1) Find a nylon stocking. Where you find it is your business. Cut it at the top and fill the leg with calcium or potassium chloride. Tie off the open end with string.

Now tie a long rope securely to either end of the stocking. The rope has to be long enough to go over your house –- up one side of the roof and down the other. You’ll also need another person, just for a moment, to make this plan work.

Ask that person to stand in the back yard while you’re in the front yard, or vice-versa. You want that person standing on the side of the house where the ice dam is. Your job is to throw the stocking over the house.

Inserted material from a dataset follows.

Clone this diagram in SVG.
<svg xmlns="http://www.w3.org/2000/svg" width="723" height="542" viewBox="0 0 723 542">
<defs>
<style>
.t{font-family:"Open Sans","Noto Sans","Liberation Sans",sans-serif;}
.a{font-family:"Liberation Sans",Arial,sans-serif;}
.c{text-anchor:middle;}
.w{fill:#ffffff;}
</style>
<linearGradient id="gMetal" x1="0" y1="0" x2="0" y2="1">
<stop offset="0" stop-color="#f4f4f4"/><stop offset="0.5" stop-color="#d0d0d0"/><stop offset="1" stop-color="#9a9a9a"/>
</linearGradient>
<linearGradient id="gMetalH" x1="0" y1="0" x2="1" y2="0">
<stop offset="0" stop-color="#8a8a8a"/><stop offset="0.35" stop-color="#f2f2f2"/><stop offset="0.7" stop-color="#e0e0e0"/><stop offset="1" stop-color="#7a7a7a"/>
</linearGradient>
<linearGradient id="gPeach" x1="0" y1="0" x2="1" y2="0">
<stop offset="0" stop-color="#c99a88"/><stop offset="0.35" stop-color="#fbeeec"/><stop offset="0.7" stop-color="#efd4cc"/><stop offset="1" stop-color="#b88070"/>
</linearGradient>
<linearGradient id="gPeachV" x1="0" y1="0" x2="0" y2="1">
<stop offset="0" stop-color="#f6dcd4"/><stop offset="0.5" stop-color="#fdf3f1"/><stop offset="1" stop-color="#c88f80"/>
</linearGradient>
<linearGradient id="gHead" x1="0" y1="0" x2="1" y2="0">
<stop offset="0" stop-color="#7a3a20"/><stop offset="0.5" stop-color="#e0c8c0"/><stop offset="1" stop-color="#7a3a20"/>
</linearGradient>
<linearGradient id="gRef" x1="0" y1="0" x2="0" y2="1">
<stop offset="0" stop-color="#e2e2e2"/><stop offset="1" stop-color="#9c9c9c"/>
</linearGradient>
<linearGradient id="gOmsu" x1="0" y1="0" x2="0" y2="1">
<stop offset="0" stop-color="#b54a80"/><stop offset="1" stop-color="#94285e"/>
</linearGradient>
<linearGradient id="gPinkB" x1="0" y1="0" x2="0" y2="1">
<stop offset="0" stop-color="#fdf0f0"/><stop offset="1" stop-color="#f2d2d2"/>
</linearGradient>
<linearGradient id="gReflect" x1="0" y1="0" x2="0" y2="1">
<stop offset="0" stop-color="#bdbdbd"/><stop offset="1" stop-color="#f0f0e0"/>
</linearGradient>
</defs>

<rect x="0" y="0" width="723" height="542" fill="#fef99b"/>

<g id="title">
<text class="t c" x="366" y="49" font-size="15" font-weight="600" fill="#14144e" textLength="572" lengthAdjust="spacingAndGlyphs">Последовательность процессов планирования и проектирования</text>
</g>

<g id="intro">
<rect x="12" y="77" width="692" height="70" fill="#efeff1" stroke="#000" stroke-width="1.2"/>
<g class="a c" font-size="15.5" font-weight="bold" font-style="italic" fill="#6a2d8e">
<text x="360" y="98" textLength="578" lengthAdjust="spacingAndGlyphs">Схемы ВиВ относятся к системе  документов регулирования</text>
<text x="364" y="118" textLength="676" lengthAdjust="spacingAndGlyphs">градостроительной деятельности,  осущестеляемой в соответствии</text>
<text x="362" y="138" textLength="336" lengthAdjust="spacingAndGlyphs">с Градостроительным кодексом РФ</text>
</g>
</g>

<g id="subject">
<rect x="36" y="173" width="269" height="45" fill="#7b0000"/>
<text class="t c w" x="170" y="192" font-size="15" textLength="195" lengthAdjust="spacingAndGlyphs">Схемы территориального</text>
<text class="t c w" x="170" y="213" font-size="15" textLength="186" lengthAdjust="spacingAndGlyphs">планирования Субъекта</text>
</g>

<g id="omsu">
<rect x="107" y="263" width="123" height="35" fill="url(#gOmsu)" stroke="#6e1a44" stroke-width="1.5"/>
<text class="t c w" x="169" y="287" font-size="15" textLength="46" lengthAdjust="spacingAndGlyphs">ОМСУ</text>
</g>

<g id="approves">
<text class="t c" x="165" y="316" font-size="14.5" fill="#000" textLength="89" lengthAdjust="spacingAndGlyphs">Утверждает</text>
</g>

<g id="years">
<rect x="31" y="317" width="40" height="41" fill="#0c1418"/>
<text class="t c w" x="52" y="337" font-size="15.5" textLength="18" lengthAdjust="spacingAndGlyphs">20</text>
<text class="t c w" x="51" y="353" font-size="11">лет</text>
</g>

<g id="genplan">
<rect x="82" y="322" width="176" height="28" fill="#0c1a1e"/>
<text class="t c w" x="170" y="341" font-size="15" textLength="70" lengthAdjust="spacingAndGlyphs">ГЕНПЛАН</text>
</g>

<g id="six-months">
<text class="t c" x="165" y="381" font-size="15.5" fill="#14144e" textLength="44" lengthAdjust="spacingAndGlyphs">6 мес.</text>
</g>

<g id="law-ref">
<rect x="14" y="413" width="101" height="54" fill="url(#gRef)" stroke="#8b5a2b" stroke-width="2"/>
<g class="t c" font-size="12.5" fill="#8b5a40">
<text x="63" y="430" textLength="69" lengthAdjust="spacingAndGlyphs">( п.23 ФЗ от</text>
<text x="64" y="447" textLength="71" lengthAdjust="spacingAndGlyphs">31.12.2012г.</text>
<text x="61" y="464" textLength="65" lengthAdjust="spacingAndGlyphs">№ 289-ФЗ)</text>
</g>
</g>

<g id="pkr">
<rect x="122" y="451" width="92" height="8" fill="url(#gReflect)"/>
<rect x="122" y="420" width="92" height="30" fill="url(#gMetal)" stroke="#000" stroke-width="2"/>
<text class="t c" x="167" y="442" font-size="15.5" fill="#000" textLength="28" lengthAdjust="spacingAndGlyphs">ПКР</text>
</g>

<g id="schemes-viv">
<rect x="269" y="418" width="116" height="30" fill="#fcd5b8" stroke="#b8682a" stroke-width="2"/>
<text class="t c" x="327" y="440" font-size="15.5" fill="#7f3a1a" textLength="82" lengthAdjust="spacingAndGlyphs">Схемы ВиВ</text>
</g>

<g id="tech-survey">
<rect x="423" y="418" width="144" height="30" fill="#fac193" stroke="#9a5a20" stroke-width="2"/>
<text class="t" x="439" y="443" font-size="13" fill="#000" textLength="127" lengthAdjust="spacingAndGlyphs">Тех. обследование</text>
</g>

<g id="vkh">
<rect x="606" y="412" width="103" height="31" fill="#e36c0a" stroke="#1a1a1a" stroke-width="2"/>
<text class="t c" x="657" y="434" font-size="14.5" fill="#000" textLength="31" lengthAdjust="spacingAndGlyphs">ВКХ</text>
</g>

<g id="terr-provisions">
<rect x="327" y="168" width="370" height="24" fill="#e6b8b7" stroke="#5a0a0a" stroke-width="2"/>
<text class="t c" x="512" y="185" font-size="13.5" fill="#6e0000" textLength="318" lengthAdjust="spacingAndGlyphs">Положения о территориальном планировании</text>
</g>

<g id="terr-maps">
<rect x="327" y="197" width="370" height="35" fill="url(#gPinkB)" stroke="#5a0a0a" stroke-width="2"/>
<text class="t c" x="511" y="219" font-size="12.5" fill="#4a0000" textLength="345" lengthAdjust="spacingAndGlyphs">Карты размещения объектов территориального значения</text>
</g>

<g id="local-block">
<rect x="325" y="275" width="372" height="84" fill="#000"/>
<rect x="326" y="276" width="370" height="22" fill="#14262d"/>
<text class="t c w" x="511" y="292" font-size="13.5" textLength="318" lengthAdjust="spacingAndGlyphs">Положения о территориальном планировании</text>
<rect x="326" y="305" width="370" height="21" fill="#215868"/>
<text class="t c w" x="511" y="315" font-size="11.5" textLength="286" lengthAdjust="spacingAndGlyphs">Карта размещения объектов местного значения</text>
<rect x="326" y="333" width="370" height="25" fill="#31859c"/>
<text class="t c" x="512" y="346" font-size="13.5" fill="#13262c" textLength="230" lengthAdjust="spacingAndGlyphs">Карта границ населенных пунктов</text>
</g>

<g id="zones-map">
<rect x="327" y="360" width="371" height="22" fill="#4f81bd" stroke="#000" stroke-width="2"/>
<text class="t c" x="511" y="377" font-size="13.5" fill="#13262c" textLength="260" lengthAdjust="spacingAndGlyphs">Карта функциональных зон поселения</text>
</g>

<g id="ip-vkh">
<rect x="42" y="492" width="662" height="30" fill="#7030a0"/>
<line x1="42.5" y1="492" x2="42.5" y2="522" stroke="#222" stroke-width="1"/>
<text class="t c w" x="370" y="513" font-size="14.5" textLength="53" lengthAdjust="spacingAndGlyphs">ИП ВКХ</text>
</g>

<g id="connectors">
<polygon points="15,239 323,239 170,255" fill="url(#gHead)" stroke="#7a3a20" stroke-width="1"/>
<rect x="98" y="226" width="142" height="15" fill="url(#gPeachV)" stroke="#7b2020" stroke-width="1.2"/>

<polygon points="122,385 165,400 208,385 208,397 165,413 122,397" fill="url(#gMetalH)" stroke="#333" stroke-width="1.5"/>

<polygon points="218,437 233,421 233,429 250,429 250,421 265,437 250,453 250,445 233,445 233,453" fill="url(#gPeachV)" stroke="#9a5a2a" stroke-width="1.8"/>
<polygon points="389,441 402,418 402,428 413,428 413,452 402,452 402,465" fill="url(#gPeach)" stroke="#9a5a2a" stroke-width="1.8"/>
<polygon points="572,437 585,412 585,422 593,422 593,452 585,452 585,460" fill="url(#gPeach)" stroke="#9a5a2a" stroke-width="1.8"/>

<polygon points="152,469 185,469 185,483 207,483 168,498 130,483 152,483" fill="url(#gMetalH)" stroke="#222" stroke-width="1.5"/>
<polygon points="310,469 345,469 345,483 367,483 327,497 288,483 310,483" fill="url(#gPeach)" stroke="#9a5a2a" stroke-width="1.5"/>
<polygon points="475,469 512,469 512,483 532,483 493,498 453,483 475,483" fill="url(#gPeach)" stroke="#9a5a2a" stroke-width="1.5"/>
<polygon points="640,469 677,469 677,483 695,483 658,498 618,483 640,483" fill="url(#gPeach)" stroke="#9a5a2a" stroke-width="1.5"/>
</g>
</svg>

The other person’s job is to let you know whether you need to pull the rope, or let out a little slack, so that the stocking ultimately is resting directly on top of the ice dam.

Once positioned correctly, tie it off and leave it there for a couple hours. It will melt the ice directly beneath it, and you can use the same stocking again.

Not only does this method work, but Mike points out an important fact: You don’t have to clear your entire roof of ice to get rid of an ice dam. All you have to do is create a channel for the water to flow off your roof.

2) Remember those brown paper bags you used to carry your lunch in? Fill one halfway to three-quarters with calcium or potassium chloride, fold the top down and staple it shut.

You’re going to have to move quickly now, so read this through to the end and then give it a try.

Moisten the bottom of the bag just a little – don’t soak it. Now walk outside (quickly), take aim, hold that bag the way you used to hold a water balloon in high school, and lob it up onto the roof. Your target is the area just above the ice dam.

If you do it right, the bag will hit the target, break open, and you’ll have succeeded in putting a high concentration of an ice melter directly where it needs to be. You won’t be littering, either – the next gust of wind will bring that bag down so you can retrieve it.

This doesn’t work with rock salt. Calcium and potassium chloride will not hurt your roof; the runoff won’t kill vegetation. Rock salt might hurt your roof, will kill vegetation, and only melts ice when the temperature is above 32 degrees Fahrenheit. If it’s that warm the ice will melt by itself.

Still gotta get up that ladder?
Finally, if you’re just hell bent for leather to get up on a ladder, which Mike does not recommend (“it’s just dangerous, that’s all there is to it”) don’t use a sharp object like an ice pick or an axe to chip away at an ice dam. It’s too easy to poke a hole in your roof and while most insurance companies cover ice dam damage, they probably won’t cover the damage you do yourself.

“If you’re going to get up there, use a heavy hammer. They’re properly called machinists hammers,” Mike says. These look like hand-held sledge hammers and weigh about 2 or 3 pounds. The best way to use the hammer is to go over the ice dam once, hitting it at even intervals so it will weaken and crack, and then go over it again to actually break off the ice.

Insider tip on snow blowers:
If your snow blower isn’t working, there are three likely causes. The first two are common, and if your snow blower doesn’t start up after trying them, most people give up and take it into the shop. Instead, go a little further and check out option “c” on this list. It will cost you about $2 to try; if it works, you’ll save yourself from a pretty substantial tune-up bill.

a) The first reason a snow blower doesn’t work could be because you don’t have the correct oil-to-gas ratio in the tank. Check your instructions. Too much or two little of either, and the engine either won’t run or will eventually burn itself out.

b) You left gas in the snow blower over the summer. If you do that, gasoline degrades into a varnish-like chemical that gums up the fuel line and then the engine, so you’re talking an expensive overhaul. At the end of this winter, ask for a chemical called STA-BILE, or the equivalent recommended in your instruction manual. It’s an additive that keeps gasoline from degrading. The best thing to do is run the snow blower until it’s out of gas, and then store it for the summer.

c) * Replace the spark plug. They wear out quickly in snow blowers and that might be all that’s needed. Mike says different snow blowers use different spark plugs, so bring yours along to insure that you get the right kind.